Erste, Austria's biggest bank, said late on Thursday it could post a net loss of up to 1.6 billion euros this year, citing rising risk provisions in Romania as the central bank stepped up efforts to reduce non-performing loans ahead of European Central Bank-led health checks on big European banks.
It was also hit by the impact of a new Hungarian law soaking banks for foreign-currency mortgages that went sour when the forint fell.
The news was another reminder of the challenges of operating in central and eastern Europe, a region that generated fat profit margins for banks for years after the Iron Curtain fell but now causes headaches as the region's economy struggles.
Erste's shares tumbled 14.1 percent to 20.03 euros, a 12-month low, by 0950 GMT, pulling Austria's benchmark ATX down 3.2 percent.
"The latest profit warning reduces significantly the book value and will also likely lead to the stock derating versus the EU banking sector, until Erste shows stability in the operating performance and an end to cleaning up exercises," Barclays said in a note.
It downgraded Erste to "underweight" from "equal weight" and cut its target price to 21.40 euros from 28 euros.
The profit warning put other banks exposed to Hungary and Romania in focus, UBS said in a note, citing Raiffeisen Bank International, KBC, Intesa Sanpaolo, UniCredit and Hungary's OTP, which it saw as the most exposed by far.
Their shares all fell on Friday.
Shares of Erste's Austrian peer Raiffeisen dropped nearly 5 percent, even though it said it did not have the same problems in Romania as Erste.
"In Romania, we continue to see good performance of our local operations so this is not really a problem for us," a spokeswoman for emerging Europe's second-biggest lender said.
Challenges in eastern Europe have also prompted profit warnings from Telekom Austria and utility EVN in the past two weeks.
Erste's latest woes raised questions about the broader impact of the ECB-led asset-quality review (AQR) of major European banks being conducted this year.

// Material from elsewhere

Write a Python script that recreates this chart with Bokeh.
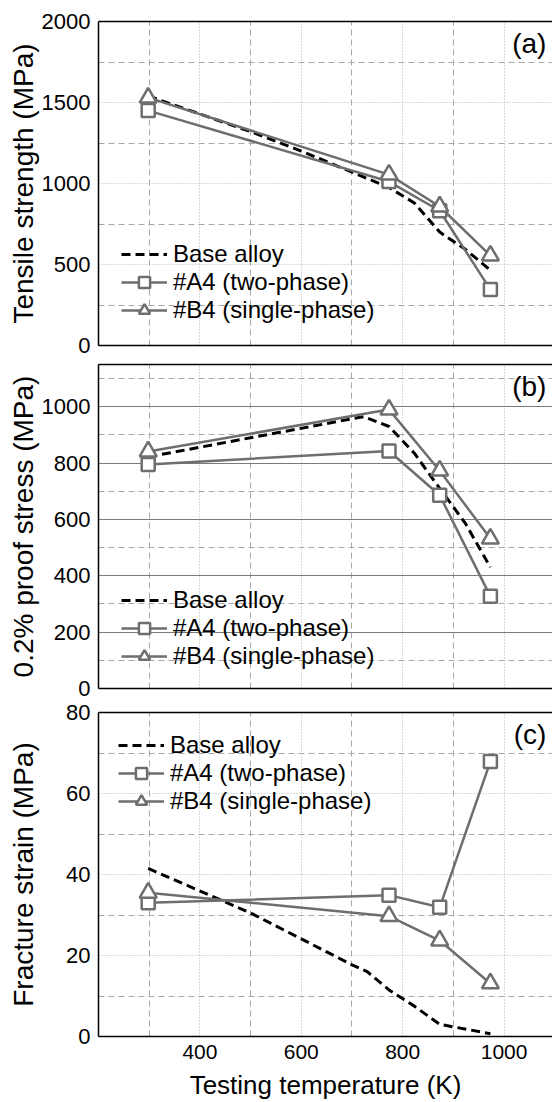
from bokeh.plotting import figure
from bokeh.models import (Range1d, FixedTicker, LinearAxis, Legend, LegendItem,
                          Label, ColumnDataSource)
from bokeh.layouts import column
from bokeh.embed import file_html
from bokeh.resources import INLINE

# ---------------- data ----------------
temps = [298, 773, 873, 973]

# (a) Tensile strength (MPa)
base_a_T = [298, 500, 600, 700, 773, 823, 873, 923, 973]
base_a = [1540, 1320, 1200, 1070, 975, 880, 700, 595, 465]
a4_a = [1450, 1012, 832, 345]
b4_a = [1530, 1055, 858, 555]

# (b) 0.2% proof stress (MPa)
base_b_T = [298, 500, 723, 773, 823, 873, 923, 973]
base_b = [822, 890, 965, 930, 835, 710, 588, 430]
a4_b = [795, 843, 686, 327]
b4_b = [841, 990, 773, 532]

# (c) Fracture strain
base_c_T = [298, 500, 700, 730, 773, 823, 873, 973]
base_c = [41.5, 30.5, 17.7, 16.0, 11.5, 7.5, 3.0, 0.7]
a4_c = [33.0, 34.9, 31.9, 67.9]
b4_c = [35.5, 29.7, 23.7, 13.1]

x_ticks = [400, 600, 800, 1000]
x_minor = [300, 500, 700, 900, 1100]

FONT = "Liberation Sans"
GRAY = "#6e6e6e"
legend_labels = ["Base alloy", "#A4 (two-phase)", "#B4 (single-phase)"]
X_END = 1095.5


def border_axis():
    return LinearAxis(ticker=FixedTicker(ticks=[]), axis_line_color="black",
                      axis_line_width=1.5, major_tick_line_color=None,
                      minor_tick_line_color=None, major_tick_out=0,
                      major_tick_in=0, major_label_standoff=0)


def make_panel(height, btop, bbottom, y_end, yticks, yminor, ylabel, tag,
               base_T, base_v, a4, b4, legend_loc, solid_major=False,
               show_x=False, title_standoff=0):
    p = figure(width=552, height=height,
               x_range=Range1d(200, X_END), y_range=Range1d(0, y_end),
               output_backend="svg", toolbar_location=None,
               x_axis_location="below" if show_x else None,
               min_border_left=98, min_border_right=0,
               min_border_top=btop, min_border_bottom=bbottom)
    p.outline_line_color = None
    p.background_fill_color = "white"
    p.border_fill_color = "white"

    xt = FixedTicker(ticks=x_ticks, minor_ticks=x_minor)
    if show_x:
        xa = p.xaxis[0]
        xa.ticker = xt
        xa.axis_line_color = "black"
        xa.axis_line_width = 1.5
        xa.major_tick_line_color = None
        xa.minor_tick_line_color = None
        xa.major_tick_out = 0
        xa.major_tick_in = 0
        xa.major_label_text_font = FONT
        xa.major_label_text_font_size = "21px"
        xa.major_label_text_color = "black"
        xa.major_label_standoff = 4
        xa.axis_label = "Testing temperature (K)"
        xa.axis_label_text_font = FONT
        xa.axis_label_text_font_size = "26px"
        xa.axis_label_text_font_style = "normal"
        xa.axis_label_text_color = "black"
        xa.axis_label_standoff = 8
    else:
        p.add_layout(border_axis(), "below")
    p.xgrid[0].ticker = xt

    # y axis
    ya = p.yaxis[0]
    ya.ticker = FixedTicker(ticks=yticks, minor_ticks=yminor)
    ya.axis_line_color = "black"
    ya.axis_line_width = 1.5
    ya.major_tick_line_color = None
    ya.minor_tick_line_color = None
    ya.major_tick_out = 0
    ya.major_tick_in = 0
    ya.major_label_text_font = FONT
    ya.major_label_text_font_size = "22px"
    ya.major_label_text_color = "black"
    ya.major_label_standoff = 4
    ya.axis_label = ylabel
    ya.axis_label_text_font = FONT
    ya.axis_label_text_font_size = "28px"
    ya.axis_label_text_font_style = "normal"
    ya.axis_label_text_color = "black"
    ya.axis_label_standoff = title_standoff

    # top border
    p.add_layout(border_axis(), "above")

    # grids
    for g in (p.xgrid[0], p.ygrid[0]):
        g.grid_line_color = "#b4b4b4"
        g.grid_line_dash = "1 2"
        g.grid_line_width = 1
        g.minor_grid_line_color = "#a8a8a8"
        g.minor_grid_line_dash = "6 4"
        g.minor_grid_line_width = 1
    if solid_major:
        p.ygrid[0].grid_line_color = "#7a7a7a"
        p.ygrid[0].grid_line_dash = "solid"

    src_base = ColumnDataSource(dict(x=base_T, y=base_v))
    src_a4 = ColumnDataSource(dict(x=temps, y=a4))
    src_b4 = ColumnDataSource(dict(x=temps, y=b4))

    r_base = p.line("x", "y", source=src_base, line_color="black",
                    line_width=3, line_dash="9 5")
    r_a4l = p.line("x", "y", source=src_a4, line_color=GRAY, line_width=2.5)
    r_a4m = p.scatter("x", "y", source=src_a4, marker="square", size=13,
                      fill_color="white", line_color=GRAY, line_width=2.5)
    r_b4l = p.line("x", "y", source=src_b4, line_color=GRAY, line_width=2.5)
    r_b4m = p.scatter("x", "y", source=src_b4, marker="triangle", size=17,
                      fill_color="white", line_color=GRAY, line_width=2.5)

    leg = Legend(items=[
        LegendItem(label=legend_labels[0], renderers=[r_base]),
        LegendItem(label=legend_labels[1], renderers=[r_a4l, r_a4m]),
        LegendItem(label=legend_labels[2], renderers=[r_b4l, r_b4m]),
    ], location=legend_loc, orientation="vertical",
        border_line_color=None, background_fill_alpha=0,
        padding=0, margin=0, spacing=0,
        glyph_width=46, glyph_height=28, label_height=28,
        label_standoff=6, label_text_font=FONT,
        label_text_font_size="24px", label_text_color="black")
    p.add_layout(leg)

    # panel tag, anchored near the top-right of the visible frame
    frame_h = height - btop - bbottom
    p.add_layout(Label(x=X_END - 12, y=y_end * (1 - 22.0 / frame_h),
                       text=tag, text_align="right", text_baseline="middle",
                       text_font=FONT, text_font_size="28px",
                       text_color="black"))
    return p


pa = make_panel(357, 21, 12, 2000, [0, 500, 1000, 1500, 2000],
                [250, 750, 1250, 1750], "Tensile strength (MPa)", "(a)",
                base_a_T, base_a, a4_a, b4_a, (23, 21))
pb = make_panel(344, 7, 13, 1150, [0, 200, 400, 600, 800, 1000],
                [100, 300, 500, 700, 900, 1100], "0.2% proof stress (MPa)", "(b)",
                base_b_T, base_b, a4_b, b4_b, (23, 18), solid_major=True)
pc = make_panel(401, 11, 66, 80, [0, 20, 40, 60, 80],
                [10, 30, 50, 70], "Fracture strain (MPa)", "(c)",
                base_c_T, base_c, a4_c, b4_c, (20, 221), show_x=True,
                title_standoff=24)

layout = column(pa, pb, pc, spacing=0)
open("out.html", "w").write(file_html(layout, INLINE))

Erste said it did not need to raise fresh equity but would not be paying a dividend for 2014. Analysts had previously expected a profit of around 570 million euros and a 37 cent dividend.
UBS noted that shares of banks active in central and eastern Europe had underperformed the European sector by around 15 percent this year, due to a mixture of political, monetary policy and specific issues.
Hungary's government moved on Friday to reduce bank charges on foreign-currency mortgages, submitting legislation to parliament that could also help people with similar concerns about their forint loans.
The costs from Friday's bill alone could reach 600 billion to 900 billion forints ($3.95 billion), the central bank's deputy governor told a newspaper at the weekend, potentially twice analysts' estimates of 400 billion.
Barclays said risks of more losses in Hungary remained for Erste, with no final rules announced for a potential complete phasing out of foreign-currency mortages.
UBS said Hungary's OTP faced a more significant hit from the Hungarian law, and that a 20 percent haircut on foreign-currency mortgages could erode its core capital by around around 100 basis points.